Incidents can be created through the FireHydrant UI, from Slack, through our API, or through integrations. Combined with the numerous other platform offerings below, from automation, to tracking your catalog, to managing tasks and conducting informed retrospecties, FireHydrant is here to help you Automate, Respond, Learn, and Improve.
Runbooks are what make FireHydrant unique and powerful. Say goodbye to wikis and endless static playbooks; FireHydrant enables you to automate your processes, including step execution with conditional logic.
Runbooks can be tailored to different situations and severities, by teams, by product/service, and more, and they can even be layered together. With FireHydrant Runbooks, your team can stay focused on fighting fires instead of reading documentation and manually toiling.
See our Introduction to Runbooks for more information.
FireHydrant hosts a Catalog for your infrastructure to help your team stay organized. With the Catalog, you can track which properties are impacted by an incident, any dependencies between items, and who owns these properties + should be involved in an incident, among other things.
You can manage your FireHydrant Catalog from Web, API, or Terraform, or you can import these services from various providers. See our Introduction to Service Catalog for more information.

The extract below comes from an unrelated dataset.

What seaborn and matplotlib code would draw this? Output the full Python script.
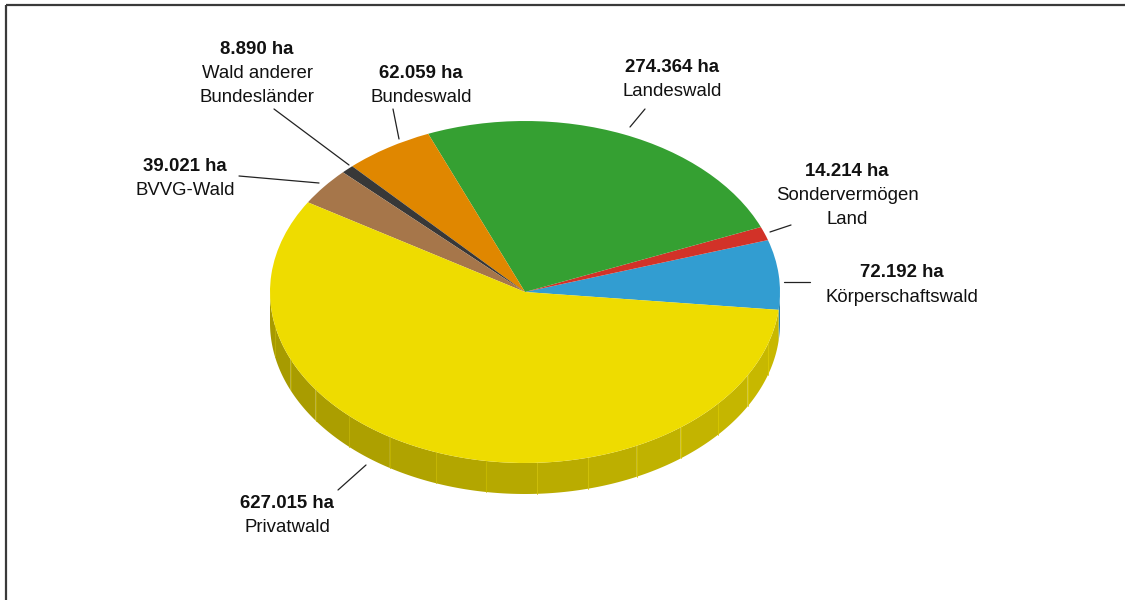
import matplotlib
matplotlib.use('Agg')
import matplotlib.pyplot as plt
import seaborn as sns
import numpy as np
from matplotlib.colors import to_rgb

# data, counterclockwise from the right-hand side
names = ["Körperschaftswald", "Sondervermögen\nLand", "Landeswald", "Bundeswald",
         "Wald anderer\nBundesländer", "BVVG-Wald", "Privatwald"]
values = [72192, 14214, 274364, 62059, 8890, 39021, 627015]
value_labels = ["72.192 ha", "14.214 ha", "274.364 ha", "62.059 ha",
                "8.890 ha", "39.021 ha", "627.015 ha"]
colors = ["#329dd1", "#d23228", "#35a032", "#e08700", "#383838", "#a6764a", "#eedc00"]

# layout (pixels, y down)
W, H = 1125, 600
CX, CY = 525, 292
RX, RY = 255, 171
DEPTH = 31
START = -6
S = RX / RY

label_pos = [(902, 273), (847, 171), (672, 67), (421, 73), (257, 50), (185, 167), (287, 503)]
leader = [((784, 282), (810, 282)), ((770, 232), (791, 225)), ((630, 127), (645, 109)),
          ((399, 139), (393, 109)), ((349, 165), (274, 109)), ((319, 183), (239, 176)),
          ((366, 465), (338, 490))]

sns.set_theme(style="white")
plt.rcParams['font.family'] = ['Liberation Sans', 'DejaVu Sans']


def d(px, py):
    return px, (H - py) * S


def shade(c, f):
    r, g, b = to_rgb(c)
    return (min(r * f, 1), min(g * f, 1), min(b * f, 1))


fig = plt.figure(figsize=(W / 100, H / 100), dpi=100)
ax = fig.add_axes([0, 0, 1, 1])

cx, cy = d(CX, CY)
dep = DEPTH * S

# side wall of the cylinder (front half only)
fracs = np.array(values) / np.sum(values)
edges = START + 360 * np.concatenate([[0], np.cumsum(fracs)])
for i, col in enumerate(colors):
    a0, a1 = edges[i], edges[i + 1]
    for lo, hi in [(-180, 0), (180, 360)]:
        s0, s1 = max(a0, lo), min(a1, hi)
        if s1 <= s0:
            continue
        steps = np.linspace(s0, s1, max(2, int((s1 - s0) / 12) + 2))
        for j, (t0, t1) in enumerate(zip(steps[:-1], steps[1:])):
            t = np.radians(np.linspace(t0, t1, 16))
            xs = cx + RX * np.cos(t)
            ys = cy + RX * np.sin(t)
            px = np.concatenate([xs, xs[::-1]])
            py = np.concatenate([ys, ys[::-1] - dep])
            f = 0.77 + 0.07 * np.cos(np.radians((t0 + t1) / 2))
            ax.fill(px, py, color=shade(col, f), zorder=1, lw=0)
            if j > 0:
                ax.plot([xs[0], xs[0]], [ys[0], ys[0] - dep], color=shade(col, f + 0.08),
                        lw=0.6, zorder=1.5)

# top face
ax.pie(values, colors=colors, startangle=START, counterclock=True, radius=RX,
       center=(cx, cy), wedgeprops=dict(linewidth=0, zorder=3), frame=True)

ax.set_xlim(0, W)
ax.set_ylim(0, H * S)
ax.set_aspect('auto')
ax.axis('off')

# labels and leader lines
for name, val, (lx, ly), (p0, p1) in zip(names, value_labels, label_pos, leader):
    ax.text(*d(lx, ly), val, ha='center', va='center', fontsize=13.4,
            fontweight='bold', color='#111111', zorder=5)
    for k, line in enumerate(name.split("\n")):
        ax.text(*d(lx, ly + 24 * (k + 1)), line, ha='center', va='center',
                fontsize=13.4, color='#111111', zorder=5)
    x0, y0 = d(*p0)
    x1, y1 = d(*p1)
    ax.plot([x0, x1], [y0, y1], color='#222222', lw=0.9, zorder=4)

# frame lines on top and left
ax.plot([6, W], [(H - 5) * S, (H - 5) * S], color='#3a3a3a', lw=1.6, zorder=6,
        solid_capstyle='butt')
ax.plot([6, 6], [(H - 5) * S, 0], color='#3a3a3a', lw=1.6, zorder=6,
        solid_capstyle='butt')

fig.savefig('out.png', dpi=100)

FireHydrant has complete task and role management built into the platform. Rather than context-switching to external wikis or playbooks, you can pre-define important to-do items within FireHydrant and track task completion as incident timeline items.
In addition, you can also customize incident roles for your organization's needs, allowing every responder to know exactly what is expected of them when they're pulled into an incident.

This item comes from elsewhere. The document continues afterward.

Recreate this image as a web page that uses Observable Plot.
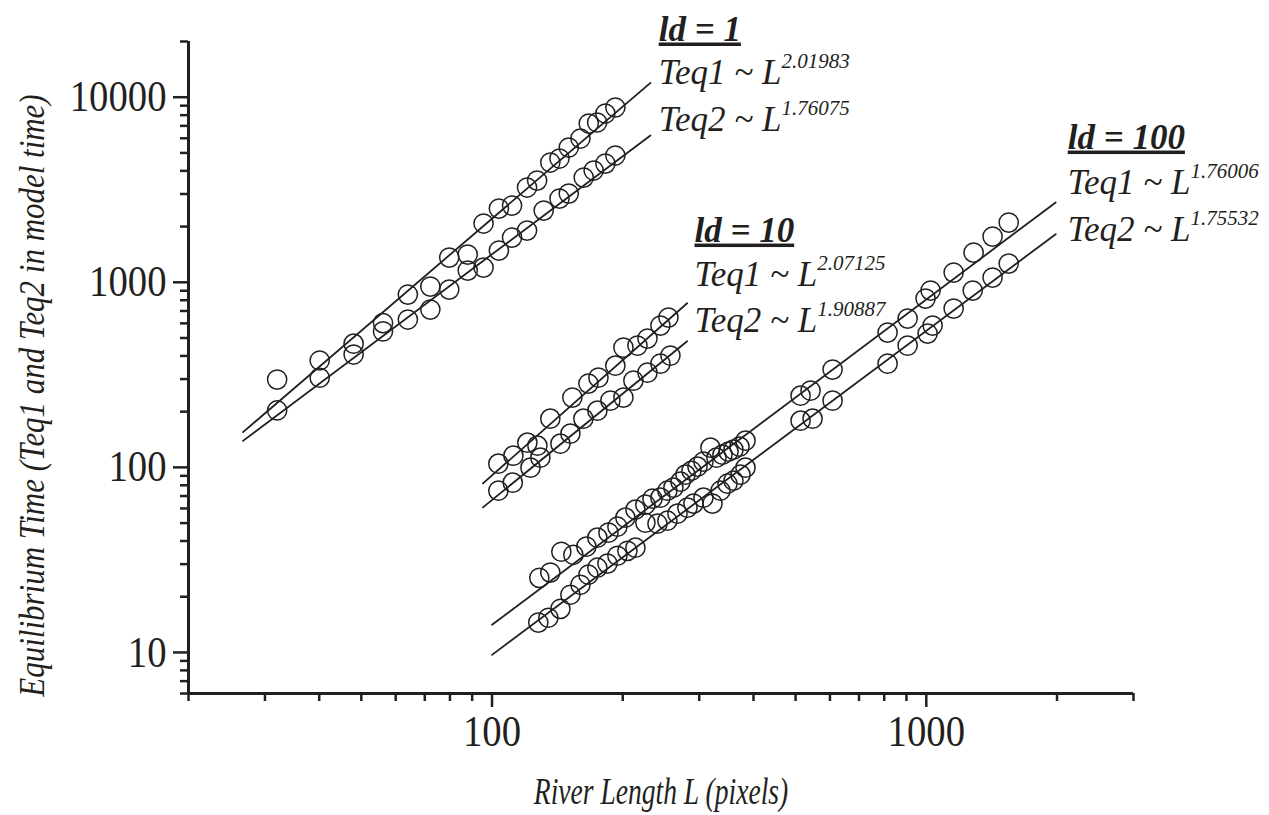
<!DOCTYPE html>
<html><head><meta charset="utf-8">
<script src="https://cdn.jsdelivr.net/npm/d3@7"></script>
<script src="https://cdn.jsdelivr.net/npm/@observablehq/plot@0.6"></script>
<style>
body{margin:0;background:#fff;}
</style></head><body><div id="chart"></div>
<script>
// ---- ld = 1 ----
const ld1_L1 = [32.0, 40.1, 48.0, 56.1, 64.0, 72.1, 79.7, 87.9, 95.6, 103.7, 111.2, 120.4, 127.0, 136.2, 143.0, 150.2, 159.8, 167.0, 174.6, 182.4, 192.3];
const ld1_T1 = [298, 378, 466, 602, 858, 948, 1360, 1411, 2077, 2502, 2597, 3250, 3545, 4436, 4663, 5347, 5981, 7208, 7300, 8163, 8797];
const ld1_L2 = [32.0, 40.1, 48.0, 56.1, 64.0, 72.1, 79.7, 87.9, 95.6, 103.7, 111.2, 120.4, 131.5, 143.0, 150.2, 162.6, 171.4, 182.4, 192.3];
const ld1_T2 = [203, 305, 407, 543, 629, 712, 913, 1157, 1201, 1484, 1744, 1903, 2440, 2834, 3016, 3680, 4016, 4380, 4840];
// ---- ld = 10 ----
const ld10_L1 = [103.4, 112.0, 120.6, 127.2, 136.2, 153.1, 166.7, 175.8, 192.3, 200.7, 216.2, 228.0, 244.2, 254.8];
const ld10_T1 = [104.7, 115.7, 136.0, 131.0, 183.3, 238.2, 283.5, 305.4, 354.5, 443.6, 454.8, 496.2, 583.3, 644.6];
const ld10_L2 = [103.4, 111.6, 122.6, 129.2, 143.7, 151.5, 162.3, 174.8, 187.3, 200.7, 211.6, 228.0, 244.2, 257.5];
const ld10_T2 = [74.8, 82.7, 99.6, 112.8, 134.3, 152.1, 183.3, 202.5, 229.4, 238.2, 294.2, 325.0, 363.5, 401.6];
// ---- ld = 100 ----
const ld100_L1 = [128.5, 136.2, 144.4, 153.9, 164.9, 174.8, 185.4, 194.4, 202.8, 213.9, 225.5, 234.1, 244.2, 253.4, 261.6, 271.6, 278.9, 287.9, 297.2, 306.8, 318.4, 328.7, 339.3, 350.4, 359.7, 371.4, 383.4, 513.4, 541.3, 608.4, 814.4, 905.7, 996, 1023, 1156, 1285, 1421, 1548];
const ld100_T1 = [25.3, 27.0, 35.0, 33.7, 37.3, 41.7, 44.4, 47.8, 53.5, 59.1, 62.9, 67.7, 68.6, 74.8, 77.7, 83.7, 91.3, 95.9, 100.9, 107.4, 127.8, 112.8, 117.1, 121.6, 124.6, 129.4, 139.4, 244.1, 259.8, 337.5, 534.8, 636.6, 816.3, 901.9, 1128, 1447, 1766, 2102];
const ld100_L2 = [127.8, 134.8, 143.7, 151.5, 159.8, 166.7, 174.8, 184.4, 194.4, 205.0, 213.9, 225.5, 240.4, 253.4, 267.3, 281.8, 291.0, 306.8, 321.8, 335.7, 348.5, 359.7, 373.4, 383.4, 513.4, 547.1, 608.4, 814.4, 905.7, 1007, 1034, 1156, 1279, 1421, 1548];
const ld100_T2 = [14.5, 15.4, 17.2, 20.5, 23.2, 26.3, 28.7, 30.2, 33.3, 35.4, 36.8, 50.2, 49.6, 51.5, 56.2, 60.6, 63.7, 68.6, 63.7, 74.8, 81.6, 84.7, 91.3, 99.6, 178.8, 183.3, 229.4, 363.5, 454.8, 528.2, 583.3, 720.7, 901.9, 1060, 1262];

// ---- fitted power-law lines (end points) ----
const fitId = ["ld1-Teq1", "ld1-Teq2", "ld10-Teq1", "ld10-Teq2", "ld100-Teq1", "ld100-Teq2"];
const fitL0 = [26.7, 26.7, 95.3, 95.3, 100, 100];
const fitL1 = [231.6, 231.6, 281.4, 281.4, 1986, 1986];
const fitT0 = [155, 139, 81.9, 60.8, 14.1, 9.7];
const fitT1 = [11960, 6210, 770, 480, 2700, 1820];

// ---- annotations ----
const annHeader = ["ld = 1", "ld = 10", "ld = 100"];
const annEq1 = ["Teq1 ~ L^2.01983", "Teq1 ~ L^2.07125", "Teq1 ~ L^1.76006"];
const annEq2 = ["Teq2 ~ L^1.76075", "Teq2 ~ L^1.90887", "Teq2 ~ L^1.75532"];
const annL = [242, 292.5, 2117];
const annHeaderT = [20250, 1660, 5280];
const annEq1T = [11860, 960, 3016];
const annEq2T = [6607, 541, 1680];

// ---- axis ticks ----
const xMajor = [100, 1000];
const xMinor = [20, 30, 40, 50, 60, 70, 80, 90, 200, 300, 400, 500, 600, 700, 800, 900, 2000, 3000];
const yMajor = [10, 100, 1000, 10000];
const yMinor = [6, 7, 8, 9, 20, 30, 40, 50, 60, 70, 80, 90, 200, 300, 400, 500, 600, 700, 800, 900, 2000, 3000, 4000, 5000, 6000, 7000, 8000, 9000, 20000];

const xTitle = "River Length L (pixels)";
const yTitle = "Equilibrium Time (Teq1 and Teq2 in model time)";

// build tables
const points = [];
function addPts(Ls, Ts, id) { Ls.forEach((L, i) => points.push({L, T: Ts[i], id})); }
addPts(ld1_L1, ld1_T1, "ld1-Teq1"); addPts(ld1_L2, ld1_T2, "ld1-Teq2");
addPts(ld10_L1, ld10_T1, "ld10-Teq1"); addPts(ld10_L2, ld10_T2, "ld10-Teq2");
addPts(ld100_L1, ld100_T1, "ld100-Teq1"); addPts(ld100_L2, ld100_T2, "ld100-Teq2");

const fitRows = [];
fitId.forEach((id, i) => { fitRows.push({id, L: fitL0[i], T: fitT0[i]}); fitRows.push({id, L: fitL1[i], T: fitT1[i]}); });

const headers = annHeader.map((t, i) => ({t, L: annL[i], T: annHeaderT[i]}));
const eqs = annEq1.map((t, i) => ({t, L: annL[i], T: annEq1T[i]}))
  .concat(annEq2.map((t, i) => ({t, L: annL[i], T: annEq2T[i]})));

const ink = "#231f20";
const chart = Plot.plot({
  width: 1269, height: 815,
  marginLeft: 188, marginRight: 136, marginTop: 41, marginBottom: 122,
  style: {fontFamily: "'Liberation Serif', 'Times New Roman', serif", color: ink, background: "#fff"},
  x: {type: "log", domain: [20, 3000]},
  y: {type: "log", domain: [6, 20000]},
  marks: [
    Plot.axisX({ticks: xMinor, tickSize: 8, tickFormat: () => "", strokeWidth: 2.5, label: null}),
    Plot.axisX({ticks: xMajor, tickSize: 14, tickPadding: 7, tickFormat: d => String(d), fontSize: 44, strokeWidth: 2.5, label: null}),
    Plot.axisY({ticks: yMinor, tickSize: 8, tickFormat: () => "", strokeWidth: 2.5, label: null}),
    Plot.axisY({ticks: yMajor, tickSize: 15, tickPadding: 7, tickFormat: d => String(d), fontSize: 44, strokeWidth: 2.5, label: null}),
    Plot.ruleY([6], {stroke: ink, strokeWidth: 3}),
    Plot.ruleX([20], {stroke: ink, strokeWidth: 3}),
    Plot.line(fitRows, {x: "L", y: "T", z: "id", stroke: ink, strokeWidth: 1.8}),
    Plot.dot(points, {x: "L", y: "T", r: 9.6, stroke: ink, strokeWidth: 1.5, fill: "none"}),
    Plot.text(headers, {x: "L", y: "T", text: "t", textAnchor: "start", lineAnchor: "bottom", fontSize: 35, fontWeight: "bold", fontStyle: "italic", fill: ink}),
    Plot.text(eqs, {x: "L", y: "T", text: "t", textAnchor: "start", lineAnchor: "bottom", fontSize: 35, fontStyle: "italic", fill: ink}),
    Plot.text([xTitle], {frameAnchor: "bottom", textAnchor: "middle", dy: 110, lineAnchor: "bottom", fontSize: 37, fontStyle: "italic", fill: ink}),
    Plot.text([yTitle], {frameAnchor: "left", textAnchor: "middle", dx: -145, dy: 28, rotate: -90, lineAnchor: "bottom", fontSize: 36, fontStyle: "italic", fill: ink})
  ]
});
document.getElementById("chart").appendChild(chart);

// post-processing: superscripts, underline, condensed type
const svg = d3.select(chart);
svg.selectAll("text").each(function () {
  const t = this.textContent;
  const sel = d3.select(this);
  if (t.includes("^")) {
    const [base, exp] = t.split("^");
    sel.text(base);
    sel.append("tspan").attr("dy", -16).attr("font-size", 21).text(exp);
  } else if (t.startsWith("ld =")) {
    sel.style("text-decoration", "underline");
  }
});
function condense(node, k) {
  const w = node.getComputedTextLength();
  node.setAttribute("textLength", w * k);
  node.setAttribute("lengthAdjust", "spacingAndGlyphs");
}
svg.selectAll("text").each(function () {
  const t = this.textContent;
  if (t === xTitle) condense(this, 0.745);
  else if (t === yTitle) condense(this, 0.86);
  else if (/^\d+$/.test(t)) condense(this, 0.88);
});
</script></body></html>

Once an incident is resolved, FireHydrant helps teams facilitate better incident reviews with built-in Retrospectives. Retrospectives gather and contextualize information and timeline events from all throughout the incident so your team has a clear view of what happened, why it happened, and can have conversations about how to prevent future occurrences.
More importantly, teams can list out Contributing Factors, customize questions/answers in Lessons Learned, and create follow-up action items in linked external ticketing tools to plan work in future sprints.

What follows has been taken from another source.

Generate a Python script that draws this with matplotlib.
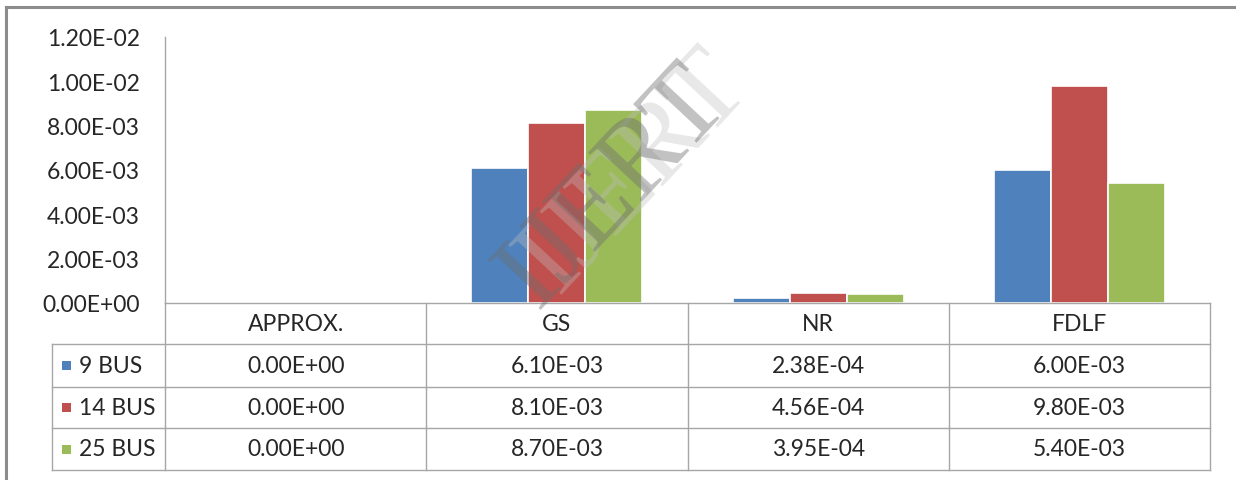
import matplotlib
matplotlib.use("Agg")
import matplotlib.pyplot as plt
from matplotlib.lines import Line2D
from matplotlib.patches import Rectangle
import matplotlib.patheffects as pe

# Data
categories = ["APPROX.", "GS", "NR", "FDLF"]
series_names = ["9 BUS", "14 BUS", "25 BUS"]
bus9 = [0.0, 6.10e-3, 2.38e-4, 6.00e-3]
bus14 = [0.0, 8.10e-3, 4.56e-4, 9.80e-3]
bus25 = [0.0, 8.70e-3, 3.95e-4, 5.40e-3]
series_values = [bus9, bus14, bus25]
colors = ["#4F81BD", "#C0504D", "#9BBB59"]
yticks = [0.0, 2e-3, 4e-3, 6e-3, 8e-3, 1e-2, 1.2e-2]

plt.rcParams["font.family"] = ["Lato", "DejaVu Sans"]
FS = 16.5
TXT = "#262626"
GRID = "#A6A6A6"

W, H = 1236, 481
fig = plt.figure(figsize=(W / 100, H / 100), dpi=100)


def fx(px):
    return px / W


def fy(py):
    return 1 - py / H


# Plot area geometry (pixels, origin top-left)
ax_l, ax_r, ax_t, ax_b = 165, 1210, 38, 304
ax = fig.add_axes([fx(ax_l), fy(ax_b), fx(ax_r - ax_l), (ax_b - ax_t) / H])
ax.set_xlim(-0.5, len(categories) - 0.5)
ax.set_ylim(0, 0.012)

bw = 0.218
for i, (vals, col) in enumerate(zip(series_values, colors)):
    xs = [k + (i - 1) * bw for k in range(len(categories))]
    ax.bar(xs, vals, width=bw, color=col, edgecolor="white", linewidth=1.2,
           zorder=3)

for s in ["top", "right", "bottom"]:
    ax.spines[s].set_visible(False)
ax.spines["left"].set_color(GRID)
ax.spines["left"].set_linewidth(1.0)
ax.set_yticks(yticks)
ax.set_yticklabels([f"{v:.2E}" for v in yticks], fontsize=FS, color=TXT)
ax.tick_params(axis="y", length=0, pad=18)
ax.set_xticks([])
ax.axhline(0, color=GRID, lw=1.0, zorder=4, clip_on=False)

# Data table under the plot
rows_y = [304, 345, 388, 429, 471]
col_x = [ax_l + k * (ax_r - ax_l) / len(categories) for k in range(len(categories) + 1)]
leg_l = 52


def hline(y, x0, x1):
    fig.add_artist(Line2D([fx(x0), fx(x1)], [fy(y), fy(y)], color=GRID, lw=1.0))


def vline(x, y0, y1):
    fig.add_artist(Line2D([fx(x), fx(x)], [fy(y0), fy(y1)], color=GRID, lw=1.0))


for y in rows_y[1:]:
    hline(y, leg_l, ax_r)
for x in col_x:
    vline(x, rows_y[0], rows_y[-1])
vline(leg_l, rows_y[1], rows_y[-1])

# Header labels
hy = (rows_y[0] + rows_y[1]) / 2
for k, c in enumerate(categories):
    cx = (col_x[k] + col_x[k + 1]) / 2
    fig.text(fx(cx), fy(hy), c, ha="center", va="center", fontsize=FS, color=TXT)

# Body rows with legend keys
for r, (name, vals, col) in enumerate(zip(series_names, series_values, colors)):
    cy = (rows_y[r + 1] + rows_y[r + 2]) / 2
    fig.add_artist(Rectangle((fx(62), fy(cy + 4.5)), fx(9), 9 / H,
                             facecolor=col, edgecolor="none"))
    fig.text(fx(79), fy(cy), name, ha="left", va="center", fontsize=FS, color=TXT)
    for k, v in enumerate(vals):
        cx = (col_x[k] + col_x[k + 1]) / 2
        fig.text(fx(cx), fy(cy), f"{v:.2E}", ha="center", va="center",
                 fontsize=FS, color=TXT)

# Outer chart frame
fig.add_artist(Line2D([fx(6), 1], [fy(8), fy(8)], color="#8C8C8C", lw=2.2))
fig.add_artist(Line2D([fx(6), fx(6)], [fy(8), 0], color="#8C8C8C", lw=2.2))

# Watermark with a soft offset shadow
fig.text(fx(615), fy(192), "IJERT", rotation=47, ha="center", va="center",
         fontsize=80, family="Liberation Serif", color="#6E6E6E", alpha=0.42,
         zorder=10,
         path_effects=[pe.SimplePatchShadow(offset=(15, 11),
                                            shadow_rgbFace="#BFBFBF", alpha=0.35),
                       pe.Normal()])

fig.savefig("out.png", dpi=100)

FireHydrant supports a growing list of integrations. From chat providers like Slack, to alerting providers like PagerDuty and Opsgenie, and others like Zoom, Google Docs, Jira, Zendesk, Kubernetes, Okta, etc., FireHydrant can meet your team where it currently works.
For a complete overview, see An Overview of Integrations.
You can fill in information for your incidents ad-hoc, or you can pre-define Incident Types for your operators to easily declare. This is useful to remove the cognitive load for your teams to declare specific types of situations, pulling in the right responders and resources every time.
FireHydrant teams allow you to quickly assign a group of people to an incident from Slack or the UI. They're also a great way to see which groups own the services in your application stack.
On top of customizing your severities, FireHydrant reduces the stress of figuring out how severe an incident is by enabling you to configure a severity matrix. If certain functionality is down, automatically assign severities. Now, your incident response team can create incidents and be confident that the correct severity is applied.
Many incidents are caused by deploys or configuration changes. With FireHydrant, you can easily view your deploy events associated with different pieces of infrastructure so you can more quickly track the cause of your incidents. FireHydrant supports change event ingestion via the API as well as through our Kubernetes and AWS Cloudtrail integrations.
FireHydrant offers two out-of-the-box status page functionalities: incident-specific status pages, and a global status page. Incident-specific status pages are status pages for a specific incident. These are private temporary status pages that expire after 48 hours of your incident being resolved. Global status pages can be public or private, and they are meant to show the status of your platform or application at any given time. FireHydrant also offers an integration with Atlassian Statuspage.
FireHydrant gives you a quick view of your historical incidents and infrastructure health so you know where to focus your efforts and how you can improve your incident response process moving forward. Analytics include how healthy your infrastructure has been, incident response metrics including remediation time, and much more.